KPMG’s UK head of retail, David McCorquodale, has warned the chancellor’s plans to introduce a new soft drinks tax to encourage companies to reduce the amount of sugar in the drinks they produce will increase retail costs and is a “heavy handed” approach.
“With the estimated cost of obesity to the UK economy standing at £27bn, taking steps towards reducing sugar consumption in young people is clearly a priority for the Government,” he said. “However for retailers the introduction of a new “sugar tax” will mean increases in costs which they then may choose to pass on to consumers.

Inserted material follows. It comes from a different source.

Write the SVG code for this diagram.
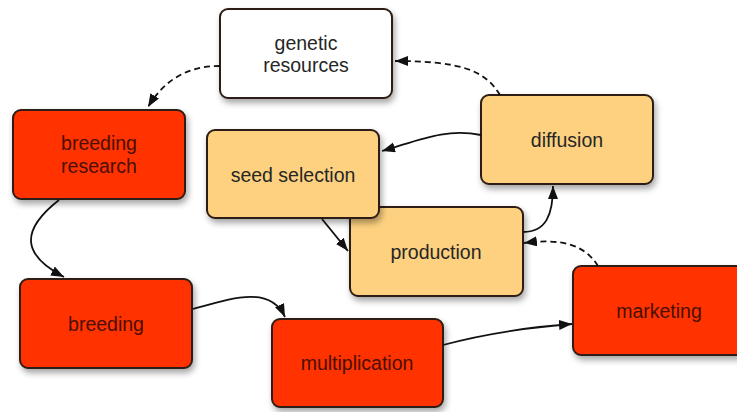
<svg xmlns="http://www.w3.org/2000/svg" width="737" height="412" viewBox="0 0 737 412">
<defs>
<filter id="sh" x="-20%" y="-20%" width="140%" height="150%">
<feDropShadow dx="2" dy="4" stdDeviation="3" flood-color="#000" flood-opacity="0.35"/>
</filter>
<marker id="ah" markerUnits="userSpaceOnUse" markerWidth="14" markerHeight="12" refX="13" refY="5" orient="auto">
<path d="M0,0 L13,5 L0,10 Z" fill="#111"/>
</marker>
</defs>
<style>
.box{stroke:#2e1d12;stroke-width:2;filter:url(#sh)}
.red{fill:#ff3100}
.yel{fill:#fdd17f}
.wht{fill:#fff}
text{font-family:"Liberation Sans",Arial,sans-serif;font-size:19.5px;text-anchor:middle}
.tr{fill:#4a1005}
.tk{fill:#262626}
.c{fill:none;stroke:#111;stroke-width:1.8;marker-end:url(#ah)}
.d{stroke-dasharray:6 4}
</style>
<rect width="737" height="412" fill="#fff"/>
<g id="genetic-resources">
<rect class="box wht" x="220" y="9" width="172" height="89" rx="8"/>
<text class="tk" x="306" y="50">genetic</text>
<text class="tk" x="306" y="72">resources</text>
</g>
<g id="breeding-research">
<rect class="box red" x="13" y="110" width="172" height="89" rx="8"/>
<text class="tr" x="99" y="150">breeding</text>
<text class="tr" x="99" y="173">research</text>
</g>
<g id="diffusion">
<rect class="box yel" x="481" y="95" width="172" height="89" rx="8"/>
<text class="tk" x="567" y="147">diffusion</text>
</g>
<g id="production">
<rect class="box yel" x="350" y="207" width="173" height="89" rx="8"/>
<text class="tk" x="436" y="259">production</text>
</g>
<g id="seed-selection">
<rect class="box yel" x="207" y="130" width="172" height="88" rx="8"/>
<text class="tk" x="293" y="182">seed selection</text>
</g>
<g id="breeding">
<rect class="box red" x="20" y="279" width="172" height="89" rx="8"/>
<text class="tr" x="106" y="331">breeding</text>
</g>
<g id="multiplication">
<rect class="box red" x="272" y="319" width="171" height="88" rx="8"/>
<text class="tr" x="357" y="370">multiplication</text>
</g>
<g id="marketing">
<rect class="box red" x="573" y="266" width="172" height="89" rx="8"/>
<text class="tr" x="659" y="318">marketing</text>
</g>
<g id="connectors">
<path class="c d" d="M220,66 C185,66 163,82 148,107"/>
<path class="c d" d="M500,95 C485,70 460,61 395,61"/>
<path class="c" d="M481,135 C445,128 420,140 382,151"/>
<path class="c" d="M523,232 C546,232 553,215 553,186"/>
<path class="c d" d="M598,266 C585,245 562,238 524,243"/>
<path class="c" d="M322,219 L348,251"/>
<path class="c" d="M59,200 C18,232 24,256 64,277"/>
<path class="c" d="M193,309 C232,298 270,285 285,317"/>
<path class="c" d="M443,345 C480,335 520,328 572,324"/>
</g>
</svg>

“It is unclear whether education, regulation or a tax will be the cure for obesity, but for retailers, the introduction of a levy may seem heavy handed when there are various other options to explore. Regulation, for example, could be a step in the right direction, with quotas imposed on soft drinks to not exceed a certain level of sugar/ calories. Many in the retail industry may therefore feel announcing a tax on sugary drinks before further consultation, could be perceived as premature.”
Ian Wright, director general of the Food and Drink Federation, the voice of the UK’s largest manufacturing sector, agreed the tax would cost the industry: “We are extremely disappointed by the announcement of a new tax on some of the UK’s most successful and innovative companies. For nearly a year we have waited for an holistic strategy to tackle obesity. What we’ve got today instead is a piece of political theatre,” he said.
“The imposition of this tax will, sadly, result in less innovation and product reformulation, and for some manufacturers is certain to cost jobs. Nor will it make a difference to obesity. Many of those singled out by the Chancellor have been at the forefront of efforts to provide consumers with healthy choices. The industry will now ask whether such efforts are still affordable.”
Gavin Partington, director general, British Soft Drinks Association, highlighted the steps the sector has already made to reduce sugar content. “We are extremely disappointed by the Government’s decision to hit the only category in the food and drink sector which has consistently reduced sugar intake in recent years – down 13.6% since 2012,” he said.
“We are the only category with an ambitious plan for the years ahead – in 2015 we agreed a calorie reduction goal of 20% by 2020.
“By contrast sugar and calorie intake from all other major take home food categories is increasing – which makes the targeting of soft drinks simply absurd.”